_Exercise_:
Quote the listing below in its entirety, omitting every image.

_Dataset excerpt_:
-- Begin --
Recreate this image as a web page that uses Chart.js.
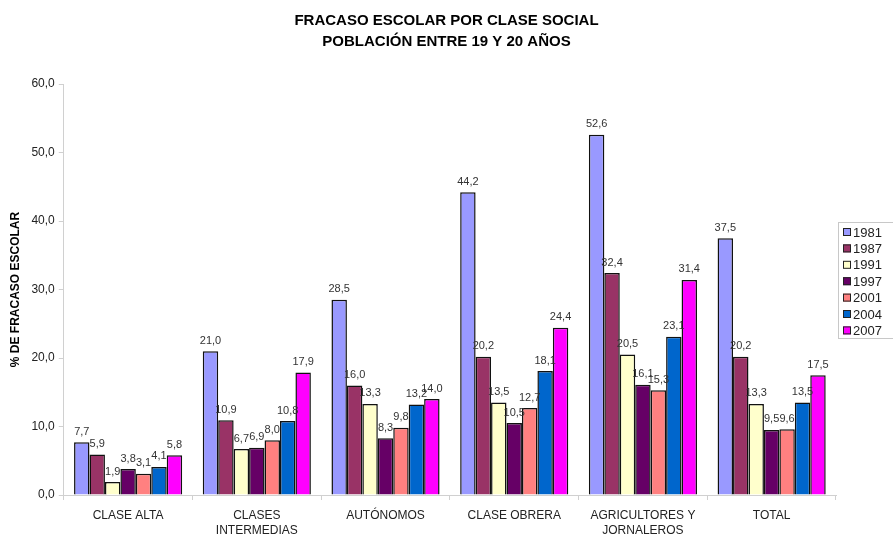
<!DOCTYPE html>
<html>
<head>
<meta charset="utf-8">
<script src="https://cdn.jsdelivr.net/npm/chart.js@4"></script>
<style>
  body { margin: 0; background: #fff; }
  #wrap { width: 893px; height: 534px; }
</style>
</head>
<body>
<div id="wrap"><canvas id="chart" width="893" height="534"></canvas></div>
<script>
// datos
const categories = ['CLASE ALTA', ['CLASES', 'INTERMEDIAS'], 'AUTÓNOMOS', 'CLASE OBRERA', ['AGRICULTORES Y', 'JORNALEROS'], 'TOTAL'];
const years = ['1981', '1987', '1991', '1997', '2001', '2004', '2007'];
const v1981 = [7.7, 21.0, 28.5, 44.2, 52.6, 37.5];
const v1987 = [5.9, 10.9, 16.0, 20.2, 32.4, 20.2];
const v1991 = [1.9, 6.7, 13.3, 13.5, 20.5, 13.3];
const v1997 = [3.8, 6.9, 8.3, 10.5, 16.1, 9.5];
const v2001 = [3.1, 8.0, 9.8, 12.7, 15.3, 9.6];
const v2004 = [4.1, 10.8, 13.2, 18.1, 23.1, 13.5];
const v2007 = [5.8, 17.9, 14.0, 24.4, 31.4, 17.5];
const colors = ['#9999FF', '#993366', '#FFFFCC', '#660066', '#FF8080', '#0066CC', '#FF00FF'];
const titleLines = ['FRACASO ESCOLAR POR CLASE SOCIAL', 'POBLACIÓN ENTRE 19 Y 20 AÑOS'];

const series = [v1981, v1987, v1991, v1997, v2001, v2004, v2007];
const FONT = '"Liberation Sans", Arial, sans-serif';

function fmt(v) {
    return v.toFixed(1).replace('.', ',');
}

// titulo centrado en todo el lienzo
const pageTitle = {
    id: 'pageTitle',
    afterDraw(chart) {
        const ctx = chart.ctx;
        ctx.save();
        ctx.font = 'bold 15px ' + FONT;
        ctx.fillStyle = '#000';
        ctx.textAlign = 'center';
        ctx.textBaseline = 'middle';
        titleLines.forEach((t, i) => ctx.fillText(t, chart.width / 2, 21 + i * 21));
        ctx.restore();
    }
};

// etiquetas de valor encima de cada barra
const valueLabels = {
    id: 'valueLabels',
    afterDatasetsDraw(chart) {
        const ctx = chart.ctx;
        ctx.save();
        ctx.font = '11px ' + FONT;
        ctx.fillStyle = '#333';
        ctx.textAlign = 'center';
        ctx.textBaseline = 'bottom';
        chart.data.datasets.forEach((ds, i) => {
            chart.getDatasetMeta(i).data.forEach((bar, j) => {
                ctx.fillText(fmt(ds.data[j]), bar.x, bar.y - 5);
            });
        });
        ctx.restore();
    }
};

// leyenda con recuadro a la derecha
const boxLegend = {
    id: 'boxLegend',
    afterDraw(chart) {
        const ctx = chart.ctx;
        const x0 = 838, y0 = 222, rowH = 16.4;
        ctx.save();
        ctx.strokeStyle = '#c8c8c8';
        ctx.lineWidth = 1;
        ctx.strokeRect(x0 + 0.5, y0 + 0.5, 60, 116);
        ctx.font = '13px ' + FONT;
        ctx.textBaseline = 'middle';
        chart.data.datasets.forEach((ds, i) => {
            const cy = y0 + 10 + i * rowH;
            ctx.fillStyle = ds.backgroundColor;
            ctx.fillRect(x0 + 5, cy - 4, 8, 8);
            ctx.strokeStyle = '#222';
            ctx.strokeRect(x0 + 5.5, cy - 3.5, 7, 7);
            ctx.fillStyle = '#222';
            ctx.fillText(ds.label, x0 + 15, cy + 1);
        });
        ctx.restore();
    }
};

new Chart(document.getElementById('chart'), {
    type: 'bar',
    data: {
        labels: categories,
        datasets: series.map((d, i) => ({
            label: years[i],
            data: d,
            backgroundColor: colors[i],
            borderColor: '#111',
            borderWidth: 1.5,
            barPercentage: 1,
            categoryPercentage: 0.84
        }))
    },
    options: {
        responsive: false,
        animation: false,
        layout: { padding: { left: 5, right: 57, top: 84, bottom: -12 } },
        plugins: {
            legend: { display: false },
            tooltip: { enabled: false },
            title: { display: false }
        },
        scales: {
            x: {
                grid: {
                    display: true,
                    drawOnChartArea: false,
                    offset: true,
                    tickLength: 5,
                    color: '#d0d0d0'
                },
                border: { color: '#d0d0d0' },
                ticks: {
                    color: '#222',
                    font: { family: FONT, size: 12, lineHeight: 1.25 },
                    maxRotation: 0,
                    padding: 8
                }
            },
            y: {
                min: 0,
                max: 60,
                grid: {
                    display: true,
                    drawOnChartArea: false,
                    tickLength: 5,
                    color: '#d0d0d0'
                },
                border: { color: '#d0d0d0' },
                ticks: {
                    stepSize: 10,
                    color: '#222',
                    font: { family: FONT, size: 12 },
                    padding: 4,
                    callback: v => fmt(v)
                },
                title: {
                    display: true,
                    text: '% DE FRACASO ESCOLAR',
                    color: '#000',
                    font: { family: FONT, size: 12, weight: 'bold' },
                    padding: { top: 3, bottom: 5 }
                }
            }
        }
    },
    plugins: [valueLabels, boxLegend, pageTitle]
});
</script>
</body>
</html>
-- End --
_Reply_:
Recreate this image as a web page that uses Chart.js.
<!DOCTYPE html>
<html>
<head>
<meta charset="utf-8">
<script src="https://cdn.jsdelivr.net/npm/chart.js@4"></script>
<style>
  body { margin: 0; background: #fff; }
  #wrap { width: 893px; height: 534px; }
</style>
</head>
<body>
<div id="wrap"><canvas id="chart" width="893" height="534"></canvas></div>
<script>
// datos
const categories = ['CLASE ALTA', ['CLASES', 'INTERMEDIAS'], 'AUTÓNOMOS', 'CLASE OBRERA', ['AGRICULTORES Y', 'JORNALEROS'], 'TOTAL'];
const years = ['1981', '1987', '1991', '1997', '2001', '2004', '2007'];
const v1981 = [7.7, 21.0, 28.5, 44.2, 52.6, 37.5];
const v1987 = [5.9, 10.9, 16.0, 20.2, 32.4, 20.2];
const v1991 = [1.9, 6.7, 13.3, 13.5, 20.5, 13.3];
const v1997 = [3.8, 6.9, 8.3, 10.5, 16.1, 9.5];
const v2001 = [3.1, 8.0, 9.8, 12.7, 15.3, 9.6];
const v2004 = [4.1, 10.8, 13.2, 18.1, 23.1, 13.5];
const v2007 = [5.8, 17.9, 14.0, 24.4, 31.4, 17.5];
const colors = ['#9999FF', '#993366', '#FFFFCC', '#660066', '#FF8080', '#0066CC', '#FF00FF'];
const titleLines = ['FRACASO ESCOLAR POR CLASE SOCIAL', 'POBLACIÓN ENTRE 19 Y 20 AÑOS'];

const series = [v1981, v1987, v1991, v1997, v2001, v2004, v2007];
const FONT = '"Liberation Sans", Arial, sans-serif';

function fmt(v) {
    return v.toFixed(1).replace('.', ',');
}

// titulo centrado en todo el lienzo
const pageTitle = {
    id: 'pageTitle',
    afterDraw(chart) {
        const ctx = chart.ctx;
        ctx.save();
        ctx.font = 'bold 15px ' + FONT;
        ctx.fillStyle = '#000';
        ctx.textAlign = 'center';
        ctx.textBaseline = 'middle';
        titleLines.forEach((t, i) => ctx.fillText(t, chart.width / 2, 21 + i * 21));
        ctx.restore();
    }
};

// etiquetas de valor encima de cada barra
const valueLabels = {
    id: 'valueLabels',
    afterDatasetsDraw(chart) {
        const ctx = chart.ctx;
        ctx.save();
        ctx.font = '11px ' + FONT;
        ctx.fillStyle = '#333';
        ctx.textAlign = 'center';
        ctx.textBaseline = 'bottom';
        chart.data.datasets.forEach((ds, i) => {
            chart.getDatasetMeta(i).data.forEach((bar, j) => {
                ctx.fillText(fmt(ds.data[j]), bar.x, bar.y - 5);
            });
        });
        ctx.restore();
    }
};

// leyenda con recuadro a la derecha
const boxLegend = {
    id: 'boxLegend',
    afterDraw(chart) {
        const ctx = chart.ctx;
        const x0 = 838, y0 = 222, rowH = 16.4;
        ctx.save();
        ctx.strokeStyle = '#c8c8c8';
        ctx.lineWidth = 1;
        ctx.strokeRect(x0 + 0.5, y0 + 0.5, 60, 116);
        ctx.font = '13px ' + FONT;
        ctx.textBaseline = 'middle';
        chart.data.datasets.forEach((ds, i) => {
            const cy = y0 + 10 + i * rowH;
            ctx.fillStyle = ds.backgroundColor;
            ctx.fillRect(x0 + 5, cy - 4, 8, 8);
            ctx.strokeStyle = '#222';
            ctx.strokeRect(x0 + 5.5, cy - 3.5, 7, 7);
            ctx.fillStyle = '#222';
            ctx.fillText(ds.label, x0 + 15, cy + 1);
        });
        ctx.restore();
    }
};

new Chart(document.getElementById('chart'), {
    type: 'bar',
    data: {
        labels: categories,
        datasets: series.map((d, i) => ({
            label: years[i],
            data: d,
            backgroundColor: colors[i],
            borderColor: '#111',
            borderWidth: 1.5,
            barPercentage: 1,
            categoryPercentage: 0.84
        }))
    },
    options: {
        responsive: false,
        animation: false,
        layout: { padding: { left: 5, right: 57, top: 84, bottom: -12 } },
        plugins: {
            legend: { display: false },
            tooltip: { enabled: false },
            title: { display: false }
        },
        scales: {
            x: {
                grid: {
                    display: true,
                    drawOnChartArea: false,
                    offset: true,
                    tickLength: 5,
                    color: '#d0d0d0'
                },
                border: { color: '#d0d0d0' },
                ticks: {
                    color: '#222',
                    font: { family: FONT, size: 12, lineHeight: 1.25 },
                    maxRotation: 0,
                    padding: 8
                }
            },
            y: {
                min: 0,
                max: 60,
                grid: {
                    display: true,
                    drawOnChartArea: false,
                    tickLength: 5,
                    color: '#d0d0d0'
                },
                border: { color: '#d0d0d0' },
                ticks: {
                    stepSize: 10,
                    color: '#222',
                    font: { family: FONT, size: 12 },
                    padding: 4,
                    callback: v => fmt(v)
                },
                title: {
                    display: true,
                    text: '% DE FRACASO ESCOLAR',
                    color: '#000',
                    font: { family: FONT, size: 12, weight: 'bold' },
                    padding: { top: 3, bottom: 5 }
                }
            }
        }
    },
    plugins: [valueLabels, boxLegend, pageTitle]
});
</script>
</body>
</html>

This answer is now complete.